Revenue models worth building
The three that work at most scales:
Affiliate revenue. Recommend tools and products you genuinely use, include tracked links, earn a commission. Low friction to start, but rates are thin (2–10%) and you’re dependent on the affiliate programs staying alive.
Digital products. Courses, templates, ebooks, cohorts. Higher margin than affiliate (often 70–90%), and you own the asset. The ceiling is high but the floor requires an audience first — expect to wait 6–12 months before launch makes sense.
Paid newsletters or memberships. Substack, Ghost, or a private community. Best for audiences with a strong identity — people who want to belong, not just learn. Recurring revenue is the holy grail; even modest churn projections make this extremely valuable.
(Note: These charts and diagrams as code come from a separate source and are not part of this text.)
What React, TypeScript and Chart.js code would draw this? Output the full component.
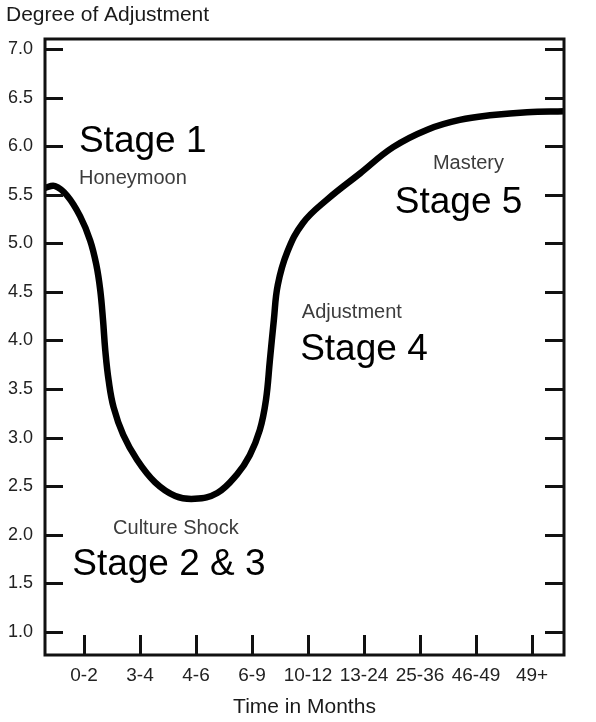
import { useEffect, useRef } from 'react';
import { Chart, registerables } from 'chart.js';

Chart.register(...registerables);

// Category labels along the time axis
const categories = ['0-2', '3-4', '4-6', '6-9', '10-12', '13-24', '25-36', '46-49', '49+'];
const xTickIndices = [0, 1, 2, 3, 4, 5, 6, 7, 8];
const yTickValues = [1.0, 1.5, 2.0, 2.5, 3.0, 3.5, 4.0, 4.5, 5.0, 5.5, 6.0, 6.5, 7.0];

// Adjustment curve (x in category index units)
const curveX = [-0.7, -0.52, -0.3, -0.07, 0.11, 0.22, 0.29, 0.34, 0.38, 0.44, 0.53, 0.7, 0.95, 1.27, 1.63, 1.98, 2.38, 2.73, 2.96, 3.14, 3.25, 3.32, 3.39, 3.46, 3.63, 3.91, 4.34, 4.93, 5.52, 6.13, 6.71, 7.3, 7.91, 8.57];
const curveY = [5.57, 5.59, 5.49, 5.28, 5.03, 4.78, 4.52, 4.21, 3.9, 3.59, 3.31, 3.03, 2.77, 2.54, 2.4, 2.37, 2.43, 2.62, 2.82, 3.08, 3.39, 3.8, 4.21, 4.57, 4.91, 5.21, 5.45, 5.72, 5.99, 6.17, 6.27, 6.32, 6.35, 6.36];

// Phase names and their anchor (data units)
const phaseLabels = ['Honeymoon', 'Culture Shock', 'Adjustment', 'Mastery'];
const phaseX = [-0.09, 0.52, 3.89, 6.23];
const phaseY = [5.67, 2.07, 4.29, 5.82];

// Handwritten stage notes and their anchor (data units, baseline)
const stageLabels = ['Stage 1', 'Stage 2 & 3', 'Stage 4', 'Stage 5'];
const stageX = [-0.09, -0.21, 3.86, 5.55];
const stageY = [5.94, 1.59, 3.8, 5.31];

const X_MIN = -0.696;
const X_MAX = 8.571;
const Y_MIN = 0.763;
const Y_MAX = 7.103;

const framePlugin = {
  id: 'frameAndNotes',
  afterDatasetsDraw(chart: any) {
    const { ctx, chartArea: a, scales } = chart;
    const x = scales.x;
    const y = scales.y;
    ctx.save();
    // frame
    ctx.strokeStyle = '#111';
    ctx.lineWidth = 3;
    ctx.strokeRect(a.left, a.top, a.right - a.left, a.bottom - a.top);
    // inner tick marks
    ctx.beginPath();
    for (const v of yTickValues) {
      const py = Math.round(y.getPixelForValue(v)) + 0.5;
      ctx.moveTo(a.left, py);
      ctx.lineTo(a.left + 18, py);
      ctx.moveTo(a.right - 19, py);
      ctx.lineTo(a.right, py);
    }
    for (const i of xTickIndices) {
      const px = Math.round(x.getPixelForValue(i)) + 0.5;
      ctx.moveTo(px, a.bottom);
      ctx.lineTo(px, a.bottom - 20);
    }
    ctx.stroke();

    // phase labels
    ctx.fillStyle = '#3c3c3c';
    ctx.font = '20px "Liberation Sans", Arial, sans-serif';
    ctx.textAlign = 'left';
    ctx.textBaseline = 'middle';
    phaseLabels.forEach((t, i) => {
      ctx.fillText(t, x.getPixelForValue(phaseX[i]), y.getPixelForValue(phaseY[i]));
    });

    // stage notes
    ctx.fillStyle = '#000';
    ctx.font = '37px "Liberation Sans", Arial, sans-serif';
    ctx.textBaseline = 'alphabetic';
    stageLabels.forEach((t, i) => {
      ctx.fillText(t, x.getPixelForValue(stageX[i]), y.getPixelForValue(stageY[i]));
    });
    ctx.restore();
  },
};

export default function App() {
  const ref = useRef<HTMLCanvasElement | null>(null);

  useEffect(() => {
    if (!ref.current) return;
    const data = curveX.map((xv, i) => ({ x: xv, y: curveY[i] }));
    const chart = new Chart(ref.current, {
      type: 'line',
      data: {
        datasets: [
          {
            data,
            borderColor: '#000',
            borderWidth: 6.5,
            pointRadius: 0,
            fill: false,
            tension: 0.4,
            borderCapStyle: 'round',
            borderJoinStyle: 'round',
          },
        ],
      },
      options: {
        responsive: false,
        animation: false,
        layout: { padding: { left: 6, right: 32, top: 0, bottom: 0 } },
        plugins: {
          legend: { display: false },
          tooltip: { enabled: false },
          title: {
            display: true,
            text: 'Degree of Adjustment',
            align: 'start',
            color: '#1a1a1a',
            font: { family: '"Liberation Sans", Arial, sans-serif', size: 21, weight: 'normal' },
            padding: { top: 3, bottom: 10.8 },
          },
        },
        scales: {
          x: {
            type: 'linear',
            min: X_MIN,
            max: X_MAX,
            grid: { display: false, drawTicks: false },
            border: { display: false },
            afterBuildTicks: (scale: any) => {
              scale.ticks = xTickIndices.map((v) => ({ value: v }));
            },
            afterFit: (scale: any) => {
              scale.height = 67;
            },
            ticks: {
              autoSkip: false,
              maxRotation: 0,
              padding: 9,
              color: '#222',
              font: { family: '"Liberation Sans", Arial, sans-serif', size: 19 },
              callback: (v: any) => categories[Math.round(Number(v))] ?? '',
            },
            title: {
              display: true,
              text: 'Time in Months',
              color: '#1a1a1a',
              font: { family: '"Liberation Sans", Arial, sans-serif', size: 21 },
              padding: { top: 0, bottom: 2 },
            },
          },
          y: {
            type: 'linear',
            min: Y_MIN,
            max: Y_MAX,
            grid: { display: false, drawTicks: false },
            border: { display: false },
            afterBuildTicks: (scale: any) => {
              scale.ticks = yTickValues.map((v) => ({ value: v }));
            },
            afterFit: (scale: any) => {
              scale.width = 39;
            },
            ticks: {
              padding: 12,
              color: '#222',
              font: { family: '"Liberation Sans", Arial, sans-serif', size: 18 },
              callback: (v: any) => Number(v).toFixed(1),
            },
          },
        },
      },
      plugins: [framePlugin],
    });
    return () => chart.destroy();
  }, []);

  return (
    <div style={{ position: 'fixed', left: 0, top: 0, width: 596, height: 722, background: '#fff' }}>
      <canvas ref={ref} width={596} height={722} style={{ display: 'block' }} />
    </div>
  );
}
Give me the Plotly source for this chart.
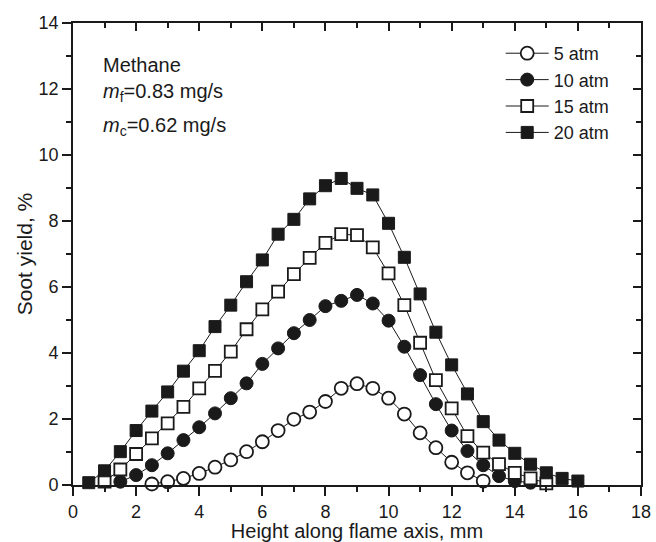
import plotly.graph_objects as go

# ---- data ----
x_5 = [2.5, 3, 3.5, 4, 4.5, 5, 5.5, 6, 6.5, 7, 7.5, 8, 8.5, 9, 9.5, 10, 10.5, 11, 11.5, 12, 12.5, 13]
y_5 = [0.03, 0.10, 0.20, 0.35, 0.54, 0.76, 1.01, 1.31, 1.65, 1.99, 2.21, 2.53, 2.93, 3.07, 2.93, 2.63, 2.15, 1.58, 1.13, 0.69, 0.37, 0.12]

x_10 = [1.5, 2, 2.5, 3, 3.5, 4, 4.5, 5, 5.5, 6, 6.5, 7, 7.5, 8, 8.5, 9, 9.5, 10, 10.5, 11, 11.5, 12, 12.5, 13, 13.5, 14, 14.5]
y_10 = [0.10, 0.30, 0.60, 0.96, 1.36, 1.75, 2.17, 2.63, 3.08, 3.67, 4.14, 4.60, 5.00, 5.42, 5.58, 5.76, 5.50, 4.98, 4.19, 3.33, 2.45, 1.65, 1.03, 0.60, 0.27, 0.12, 0.07]

x_15 = [1, 1.5, 2, 2.5, 3, 3.5, 4, 4.5, 5, 5.5, 6, 6.5, 7, 7.5, 8, 8.5, 9, 9.5, 10, 10.5, 11, 11.5, 12, 12.5, 13, 13.5, 14, 14.5, 15]
y_15 = [0.10, 0.47, 0.94, 1.41, 1.87, 2.37, 2.93, 3.46, 4.04, 4.72, 5.32, 5.86, 6.39, 6.88, 7.34, 7.60, 7.57, 7.20, 6.41, 5.45, 4.31, 3.18, 2.32, 1.48, 0.98, 0.63, 0.37, 0.20, 0.05]

x_20 = [0.5, 1, 1.5, 2, 2.5, 3, 3.5, 4, 4.5, 5, 5.5, 6, 6.5, 7, 7.5, 8, 8.5, 9, 9.5, 10, 10.5, 11, 11.5, 12, 12.5, 13, 13.5, 14, 14.5, 15, 15.5, 16]
y_20 = [0.07, 0.43, 1.01, 1.65, 2.24, 2.82, 3.45, 4.07, 4.80, 5.45, 6.16, 6.82, 7.60, 8.05, 8.67, 9.07, 9.29, 8.99, 8.79, 7.93, 6.90, 5.79, 4.63, 3.64, 2.76, 1.92, 1.36, 0.96, 0.63, 0.37, 0.20, 0.12]

series_names = ["5 atm", "10 atm", "15 atm", "20 atm"]
x_title = "Height along flame axis, mm"
y_title = "Soot yield, %"
notes = ["Methane", "<i>m</i><sub>f</sub>=0.83 mg/s", "<i>m</i><sub>c</sub>=0.62 mg/s"]

FONT = "Liberation Sans, Arial, sans-serif"
BLACK = "#1a1a1a"

styles = [
    dict(symbol="circle", open=True, size=13),
    dict(symbol="circle", open=False, size=13),
    dict(symbol="square", open=True, size=12),
    dict(symbol="square", open=False, size=12),
]

fig = go.Figure()
for name, xs, ys, st in zip(series_names, [x_5, x_10, x_15, x_20], [y_5, y_10, y_15, y_20], styles):
    if st["open"]:
        marker = dict(symbol=st["symbol"], size=st["size"], color="white",
                      line=dict(color=BLACK, width=1.8))
    else:
        marker = dict(symbol=st["symbol"], size=st["size"], color=BLACK, line=dict(color=BLACK, width=1))
    fig.add_trace(go.Scatter(x=xs, y=ys, mode="lines+markers", name=name, legendgroup=name,
                             line=dict(color=BLACK, width=1), marker=marker, cliponaxis=False))

axis_common = dict(showline=True, linecolor=BLACK, linewidth=1.8, showgrid=False, zeroline=False,
                   automargin=False,
                   tickcolor=BLACK, tickwidth=1.5, tickfont=dict(family=FONT, size=18, color=BLACK))

fig.update_layout(
    width=656, height=542,
    margin=dict(l=73, r=15, t=23, b=57, autoexpand=False),
    paper_bgcolor="white", plot_bgcolor="white",
    font=dict(family=FONT, color=BLACK),
    xaxis=dict(range=[0, 18], dtick=2, tick0=0, ticks="outside", ticklen=9,
               minor=dict(dtick=1, ticks="outside", ticklen=5, tickcolor=BLACK, tickwidth=1.5),
               title=dict(text=x_title, font=dict(family=FONT, size=20, color=BLACK), standoff=5),
               **axis_common),
    yaxis=dict(range=[0, 14], dtick=2, tick0=0, ticks="outside", ticklen=9,
               minor=dict(dtick=1, ticks="outside", ticklen=5, tickcolor=BLACK, tickwidth=1.5),
               title=dict(text=y_title, font=dict(family=FONT, size=21, color=BLACK), standoff=0),
               **axis_common),
    xaxis2=dict(overlaying="x", side="top", anchor="y", range=[0, 18], dtick=2, tick0=0,
                ticks="inside", ticklen=8, showticklabels=False, automargin=False,
                minor=dict(dtick=1, ticks="inside", ticklen=5, tickcolor=BLACK, tickwidth=1.5),
                showline=True, linecolor=BLACK, linewidth=1.8, showgrid=False, zeroline=False,
                tickcolor=BLACK, tickwidth=1.5),
    yaxis2=dict(overlaying="y", side="right", anchor="x", range=[0, 14], dtick=2, tick0=0,
                ticks="inside", ticklen=8, showticklabels=False, automargin=False,
                minor=dict(dtick=1, ticks="inside", ticklen=5, tickcolor=BLACK, tickwidth=1.5),
                showline=True, linecolor=BLACK, linewidth=1.8, showgrid=False, zeroline=False,
                tickcolor=BLACK, tickwidth=1.5),
    legend=dict(x=0.753, y=0.974, xanchor="left", yanchor="top", bgcolor="rgba(0,0,0,0)",
                font=dict(family=FONT, size=18, color=BLACK), tracegroupgap=0, itemwidth=43),
    showlegend=True,
)

# invisible trace so the mirrored axes are rendered
fig.add_trace(go.Scatter(x=[None], y=[None], xaxis="x2", yaxis="y2", showlegend=False, hoverinfo="skip"))

note_y = [0.909, 0.849, 0.777]
for txt, yy in zip(notes, note_y):
    fig.add_annotation(text=txt, x=0.05, y=yy, xref="paper", yref="paper", xanchor="left", yanchor="middle",
                       showarrow=False, font=dict(family=FONT, size=20, color=BLACK))

fig.write_html("out.html", config={"displayModeBar": False},
               post_script="document.body.style.margin='0';document.body.style.padding='0';")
Most successful content businesses layer all three over time. The sequence that works: start with affiliate while building trust, launch a low-priced digital product once the audience is warm, then introduce a recurring tier for your most engaged readers.
The number that matters
Vanity metrics — followers, page views, social shares — are not a content business. The number that matters is your email list. Email is the only channel you fully own; no algorithm can reduce your reach overnight.
Make email capture a priority from day one. Put opt-in forms everywhere, offer a compelling lead magnet (a template, a checklist, a short guide), and write emails that are worth reading on their own. A list of 1,000 engaged subscribers is worth more than 50,000 social followers who never click anything.
Starting beats planning
There is no perfect niche, no perfect publishing schedule, no perfect monetization model. The only thing that produces a content business is publishing content, repeatedly, over time.
Start smaller than you think you should. Launch before you feel ready. The market will tell you what works faster than any amount of planning will.